>>>>
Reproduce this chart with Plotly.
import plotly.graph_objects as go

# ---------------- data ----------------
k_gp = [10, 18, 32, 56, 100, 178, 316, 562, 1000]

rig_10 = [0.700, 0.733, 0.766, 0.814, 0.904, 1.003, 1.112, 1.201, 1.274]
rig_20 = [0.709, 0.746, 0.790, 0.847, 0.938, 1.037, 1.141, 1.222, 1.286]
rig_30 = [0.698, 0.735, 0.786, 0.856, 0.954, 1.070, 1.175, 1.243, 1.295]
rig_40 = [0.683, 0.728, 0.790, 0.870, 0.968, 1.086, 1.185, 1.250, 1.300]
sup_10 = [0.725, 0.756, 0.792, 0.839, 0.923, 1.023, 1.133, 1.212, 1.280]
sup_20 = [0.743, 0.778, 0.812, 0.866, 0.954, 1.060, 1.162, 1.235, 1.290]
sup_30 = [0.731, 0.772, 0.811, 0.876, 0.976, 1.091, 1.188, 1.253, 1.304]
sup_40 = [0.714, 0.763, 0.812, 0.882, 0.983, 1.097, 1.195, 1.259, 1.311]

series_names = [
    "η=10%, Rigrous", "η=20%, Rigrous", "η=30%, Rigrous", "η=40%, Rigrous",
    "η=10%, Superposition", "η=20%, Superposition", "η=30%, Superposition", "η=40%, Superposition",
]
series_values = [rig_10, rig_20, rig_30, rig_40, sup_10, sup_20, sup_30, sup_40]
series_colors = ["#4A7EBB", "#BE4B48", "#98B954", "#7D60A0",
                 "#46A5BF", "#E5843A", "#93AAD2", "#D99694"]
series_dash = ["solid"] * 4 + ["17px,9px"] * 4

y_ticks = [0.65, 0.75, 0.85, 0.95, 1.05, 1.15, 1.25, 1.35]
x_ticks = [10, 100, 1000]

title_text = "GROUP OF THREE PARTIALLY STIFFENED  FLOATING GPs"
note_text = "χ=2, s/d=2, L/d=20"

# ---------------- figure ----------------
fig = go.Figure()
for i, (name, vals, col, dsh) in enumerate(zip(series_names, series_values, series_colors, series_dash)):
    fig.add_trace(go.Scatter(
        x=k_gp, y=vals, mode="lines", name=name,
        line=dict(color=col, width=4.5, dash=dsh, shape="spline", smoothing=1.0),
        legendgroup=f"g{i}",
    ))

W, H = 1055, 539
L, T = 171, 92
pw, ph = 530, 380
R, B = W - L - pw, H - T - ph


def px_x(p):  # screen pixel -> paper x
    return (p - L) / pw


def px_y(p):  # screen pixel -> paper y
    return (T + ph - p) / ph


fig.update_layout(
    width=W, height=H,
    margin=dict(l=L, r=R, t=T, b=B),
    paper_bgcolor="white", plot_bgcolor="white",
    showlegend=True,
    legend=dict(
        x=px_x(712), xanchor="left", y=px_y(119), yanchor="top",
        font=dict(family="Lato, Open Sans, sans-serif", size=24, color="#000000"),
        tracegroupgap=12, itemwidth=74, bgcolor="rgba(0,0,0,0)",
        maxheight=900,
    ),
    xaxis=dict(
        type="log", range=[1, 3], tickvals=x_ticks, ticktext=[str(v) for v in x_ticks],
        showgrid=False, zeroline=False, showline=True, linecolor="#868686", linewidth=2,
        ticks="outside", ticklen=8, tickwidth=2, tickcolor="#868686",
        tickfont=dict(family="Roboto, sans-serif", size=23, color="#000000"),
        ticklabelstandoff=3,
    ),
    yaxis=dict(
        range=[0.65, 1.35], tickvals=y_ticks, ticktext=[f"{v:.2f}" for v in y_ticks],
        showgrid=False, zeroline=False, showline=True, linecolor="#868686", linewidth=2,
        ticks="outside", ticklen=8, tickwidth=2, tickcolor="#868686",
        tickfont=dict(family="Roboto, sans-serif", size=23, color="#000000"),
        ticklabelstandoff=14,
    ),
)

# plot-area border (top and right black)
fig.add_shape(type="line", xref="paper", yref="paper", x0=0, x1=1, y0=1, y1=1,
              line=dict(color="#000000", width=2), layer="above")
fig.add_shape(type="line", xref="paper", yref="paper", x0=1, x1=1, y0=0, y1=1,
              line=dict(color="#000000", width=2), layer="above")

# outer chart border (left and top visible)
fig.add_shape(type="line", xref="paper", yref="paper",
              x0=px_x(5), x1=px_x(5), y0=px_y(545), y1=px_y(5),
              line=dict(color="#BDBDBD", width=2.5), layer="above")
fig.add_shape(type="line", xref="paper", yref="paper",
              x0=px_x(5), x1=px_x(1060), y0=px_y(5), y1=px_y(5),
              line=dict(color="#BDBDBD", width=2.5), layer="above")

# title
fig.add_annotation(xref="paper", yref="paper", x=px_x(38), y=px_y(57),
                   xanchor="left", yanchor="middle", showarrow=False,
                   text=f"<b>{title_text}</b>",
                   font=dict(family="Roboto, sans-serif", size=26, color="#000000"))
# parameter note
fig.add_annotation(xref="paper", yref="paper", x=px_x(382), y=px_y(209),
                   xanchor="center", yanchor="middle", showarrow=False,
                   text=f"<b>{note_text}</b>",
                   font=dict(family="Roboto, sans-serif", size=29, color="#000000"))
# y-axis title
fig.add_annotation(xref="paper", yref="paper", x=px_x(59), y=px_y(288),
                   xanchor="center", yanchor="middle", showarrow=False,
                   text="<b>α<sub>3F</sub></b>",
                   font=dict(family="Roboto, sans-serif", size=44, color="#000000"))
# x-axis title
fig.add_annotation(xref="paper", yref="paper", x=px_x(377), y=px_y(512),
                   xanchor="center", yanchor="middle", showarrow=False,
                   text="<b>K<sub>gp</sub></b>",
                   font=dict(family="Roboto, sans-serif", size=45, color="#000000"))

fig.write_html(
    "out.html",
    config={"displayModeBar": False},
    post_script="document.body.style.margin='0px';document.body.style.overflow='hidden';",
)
<<<<
▶ _WORK INSTRUCTIONS_
Repeat the material word for word from its opening line up to and including the line containing "1.195, 1.259, 1.311]".

▶ _RESPONSE BELOW_
Reproduce this chart with Plotly.
import plotly.graph_objects as go

# ---------------- data ----------------
k_gp = [10, 18, 32, 56, 100, 178, 316, 562, 1000]

rig_10 = [0.700, 0.733, 0.766, 0.814, 0.904, 1.003, 1.112, 1.201, 1.274]
rig_20 = [0.709, 0.746, 0.790, 0.847, 0.938, 1.037, 1.141, 1.222, 1.286]
rig_30 = [0.698, 0.735, 0.786, 0.856, 0.954, 1.070, 1.175, 1.243, 1.295]
rig_40 = [0.683, 0.728, 0.790, 0.870, 0.968, 1.086, 1.185, 1.250, 1.300]
sup_10 = [0.725, 0.756, 0.792, 0.839, 0.923, 1.023, 1.133, 1.212, 1.280]
sup_20 = [0.743, 0.778, 0.812, 0.866, 0.954, 1.060, 1.162, 1.235, 1.290]
sup_30 = [0.731, 0.772, 0.811, 0.876, 0.976, 1.091, 1.188, 1.253, 1.304]
sup_40 = [0.714, 0.763, 0.812, 0.882, 0.983, 1.097, 1.195, 1.259, 1.311]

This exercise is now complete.